------ Dataset excerpt ------

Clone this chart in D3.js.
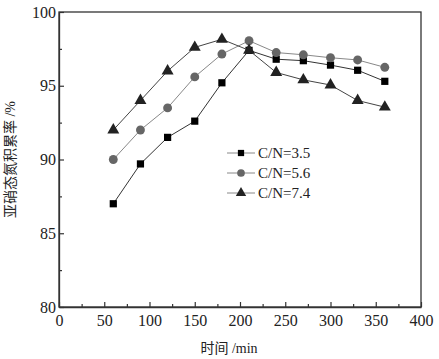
<!DOCTYPE html>
<html>
<head>
<meta charset="utf-8">
<script src="https://cdn.jsdelivr.net/npm/d3@7"></script>
<style>
  body { margin: 0; background: #fff; }
</style>
</head>
<body>
<div id="chart"></div>
<script>
// data
var times = [60, 90, 120, 150, 180, 210, 240, 270, 300, 330, 360];
var cn35 = [87.0, 89.7, 91.5, 92.6, 95.2, 97.4, 96.8, 96.7, 96.4, 96.05, 95.3];
var cn56 = [90.0, 92.0, 93.5, 95.6, 97.15, 98.05, 97.25, 97.1, 96.9, 96.75, 96.25];
var cn74 = [92.0, 94.0, 96.0, 97.6, 98.15, 97.4, 95.9, 95.4, 95.05, 94.0, 93.55];
var seriesNames = ["C/N=3.5", "C/N=5.6", "C/N=7.4"];
var xTicks = [0, 50, 100, 150, 200, 250, 300, 350, 400];
var yTicks = [80, 85, 90, 95, 100];

var serif = "Liberation Serif, DejaVu Serif, serif";
var cjk = "Liberation Serif, Noto Sans CJK SC, serif";

var width = 439, height = 359;
var margin = {left: 59, top: 12, right: 18, bottom: 52};

var svg = d3.select("#chart").append("svg")
    .attr("width", width)
    .attr("height", height);

var x = d3.scaleLinear().domain([0, 400]).range([margin.left, width - margin.right]);
var y = d3.scaleLinear().domain([80, 100]).range([height - margin.bottom, margin.top]);

// frame
svg.append("rect")
    .attr("x", x(0)).attr("y", y(100))
    .attr("width", x(400) - x(0)).attr("height", y(80) - y(100))
    .attr("fill", "none").attr("stroke", "#333").attr("stroke-width", 1.3);

// x axis, ticks pointing inward
var xAxis = svg.append("g")
    .attr("transform", "translate(0," + y(80) + ")")
    .call(d3.axisBottom(x).tickValues(xTicks).tickSizeInner(-5).tickSizeOuter(0).tickPadding(10));
svg.append("g")
    .attr("transform", "translate(0," + y(80) + ")")
    .call(d3.axisBottom(x).tickValues(d3.range(25, 400, 50)).tickSize(-3).tickFormat(""))
    .select(".domain").remove();

var yAxis = svg.append("g")
    .attr("transform", "translate(" + x(0) + ",0)")
    .call(d3.axisLeft(y).tickValues(yTicks).tickSizeInner(-5).tickSizeOuter(0).tickPadding(3));
svg.append("g")
    .attr("transform", "translate(" + x(0) + ",0)")
    .call(d3.axisLeft(y).tickValues(d3.range(82.5, 100, 5)).tickSize(-3).tickFormat(""))
    .select(".domain").remove();

svg.selectAll(".tick line").attr("stroke", "#333").attr("stroke-width", 1.2);
svg.selectAll(".domain").attr("stroke", "#333").attr("stroke-width", 1.3);
svg.selectAll(".tick text")
    .attr("fill", "#222")
    .style("font-family", serif)
    .style("font-size", "16px");
xAxis.selectAll(".tick text").attr("dy", "0.55em");

// axis titles
svg.append("text")
    .attr("transform", "translate(15," + ((y(80) + y(100)) / 2) + ") rotate(-90)")
    .attr("text-anchor", "middle")
    .style("font-family", cjk)
    .style("font-size", "14px")
    .attr("fill", "#222")
    .text("亚硝态氮积累率 /%");

svg.append("text")
    .attr("x", 229)
    .attr("y", 353)
    .attr("text-anchor", "middle")
    .style("font-family", cjk)
    .style("font-size", "14px")
    .attr("fill", "#222")
    .text("时间 /min");

// series
var series = [
    {name: seriesNames[0], values: cn35, shape: d3.symbolSquare, size: 52, fill: "#000", line: "#333"},
    {name: seriesNames[1], values: cn56, shape: d3.symbolCircle, size: 62, fill: "#666", line: "#888"},
    {name: seriesNames[2], values: cn74, shape: d3.symbolTriangle, size: 62, fill: "#222", line: "#444"}
];

var line = d3.line()
    .x(function(d, i) { return x(times[i]); })
    .y(function(d) { return y(d); });

series.forEach(function(s) {
    svg.append("path")
        .attr("d", line(s.values))
        .attr("fill", "none")
        .attr("stroke", s.line)
        .attr("stroke-width", 1);
    svg.append("g").selectAll("path")
        .data(s.values)
        .enter()
        .append("path")
        .attr("transform", function(d, i) { return "translate(" + x(times[i]) + "," + y(d) + ")"; })
        .attr("d", d3.symbol().type(s.shape).size(s.size))
        .attr("fill", s.fill);
});

// legend
var legend = svg.append("g").attr("transform", "translate(227,153)");
series.forEach(function(s, i) {
    var g = legend.append("g").attr("transform", "translate(0," + (i * 20) + ")");
    g.append("line")
        .attr("x1", 0).attr("x2", 28)
        .attr("stroke", "#888").attr("stroke-width", 1);
    g.append("path")
        .attr("transform", "translate(14,0)")
        .attr("d", d3.symbol().type(s.shape).size(s.size * 0.75))
        .attr("fill", s.fill);
    g.append("text")
        .attr("x", 31).attr("dy", "0.35em")
        .style("font-family", serif)
        .style("font-size", "15px")
        .attr("fill", "#222")
        .text(s.name);
});
</script>
</body>
</html>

------

- **Goal**
Copy out all of the material exactly as written, without its pictures.

- **Task answer**
Clone this chart in D3.js.
<!DOCTYPE html>
<html>
<head>
<meta charset="utf-8">
<script src="https://cdn.jsdelivr.net/npm/d3@7"></script>
<style>
  body { margin: 0; background: #fff; }
</style>
</head>
<body>
<div id="chart"></div>
<script>
// data
var times = [60, 90, 120, 150, 180, 210, 240, 270, 300, 330, 360];
var cn35 = [87.0, 89.7, 91.5, 92.6, 95.2, 97.4, 96.8, 96.7, 96.4, 96.05, 95.3];
var cn56 = [90.0, 92.0, 93.5, 95.6, 97.15, 98.05, 97.25, 97.1, 96.9, 96.75, 96.25];
var cn74 = [92.0, 94.0, 96.0, 97.6, 98.15, 97.4, 95.9, 95.4, 95.05, 94.0, 93.55];
var seriesNames = ["C/N=3.5", "C/N=5.6", "C/N=7.4"];
var xTicks = [0, 50, 100, 150, 200, 250, 300, 350, 400];
var yTicks = [80, 85, 90, 95, 100];

var serif = "Liberation Serif, DejaVu Serif, serif";
var cjk = "Liberation Serif, Noto Sans CJK SC, serif";

var width = 439, height = 359;
var margin = {left: 59, top: 12, right: 18, bottom: 52};

var svg = d3.select("#chart").append("svg")
    .attr("width", width)
    .attr("height", height);

var x = d3.scaleLinear().domain([0, 400]).range([margin.left, width - margin.right]);
var y = d3.scaleLinear().domain([80, 100]).range([height - margin.bottom, margin.top]);

// frame
svg.append("rect")
    .attr("x", x(0)).attr("y", y(100))
    .attr("width", x(400) - x(0)).attr("height", y(80) - y(100))
    .attr("fill", "none").attr("stroke", "#333").attr("stroke-width", 1.3);

// x axis, ticks pointing inward
var xAxis = svg.append("g")
    .attr("transform", "translate(0," + y(80) + ")")
    .call(d3.axisBottom(x).tickValues(xTicks).tickSizeInner(-5).tickSizeOuter(0).tickPadding(10));
svg.append("g")
    .attr("transform", "translate(0," + y(80) + ")")
    .call(d3.axisBottom(x).tickValues(d3.range(25, 400, 50)).tickSize(-3).tickFormat(""))
    .select(".domain").remove();

var yAxis = svg.append("g")
    .attr("transform", "translate(" + x(0) + ",0)")
    .call(d3.axisLeft(y).tickValues(yTicks).tickSizeInner(-5).tickSizeOuter(0).tickPadding(3));
svg.append("g")
    .attr("transform", "translate(" + x(0) + ",0)")
    .call(d3.axisLeft(y).tickValues(d3.range(82.5, 100, 5)).tickSize(-3).tickFormat(""))
    .select(".domain").remove();

svg.selectAll(".tick line").attr("stroke", "#333").attr("stroke-width", 1.2);
svg.selectAll(".domain").attr("stroke", "#333").attr("stroke-width", 1.3);
svg.selectAll(".tick text")
    .attr("fill", "#222")
    .style("font-family", serif)
    .style("font-size", "16px");
xAxis.selectAll(".tick text").attr("dy", "0.55em");

// axis titles
svg.append("text")
    .attr("transform", "translate(15," + ((y(80) + y(100)) / 2) + ") rotate(-90)")
    .attr("text-anchor", "middle")
    .style("font-family", cjk)
    .style("font-size", "14px")
    .attr("fill", "#222")
    .text("亚硝态氮积累率 /%");

svg.append("text")
    .attr("x", 229)
    .attr("y", 353)
    .attr("text-anchor", "middle")
    .style("font-family", cjk)
    .style("font-size", "14px")
    .attr("fill", "#222")
    .text("时间 /min");

// series
var series = [
    {name: seriesNames[0], values: cn35, shape: d3.symbolSquare, size: 52, fill: "#000", line: "#333"},
    {name: seriesNames[1], values: cn56, shape: d3.symbolCircle, size: 62, fill: "#666", line: "#888"},
    {name: seriesNames[2], values: cn74, shape: d3.symbolTriangle, size: 62, fill: "#222", line: "#444"}
];

var line = d3.line()
    .x(function(d, i) { return x(times[i]); })
    .y(function(d) { return y(d); });

series.forEach(function(s) {
    svg.append("path")
        .attr("d", line(s.values))
        .attr("fill", "none")
        .attr("stroke", s.line)
        .attr("stroke-width", 1);
    svg.append("g").selectAll("path")
        .data(s.values)
        .enter()
        .append("path")
        .attr("transform", function(d, i) { return "translate(" + x(times[i]) + "," + y(d) + ")"; })
        .attr("d", d3.symbol().type(s.shape).size(s.size))
        .attr("fill", s.fill);
});

// legend
var legend = svg.append("g").attr("transform", "translate(227,153)");
series.forEach(function(s, i) {
    var g = legend.append("g").attr("transform", "translate(0," + (i * 20) + ")");
    g.append("line")
        .attr("x1", 0).attr("x2", 28)
        .attr("stroke", "#888").attr("stroke-width", 1);
    g.append("path")
        .attr("transform", "translate(14,0)")
        .attr("d", d3.symbol().type(s.shape).size(s.size * 0.75))
        .attr("fill", s.fill);
    g.append("text")
        .attr("x", 31).attr("dy", "0.35em")
        .style("font-family", serif)
        .style("font-size", "15px")
        .attr("fill", "#222")
        .text(s.name);
});
</script>
</body>
</html>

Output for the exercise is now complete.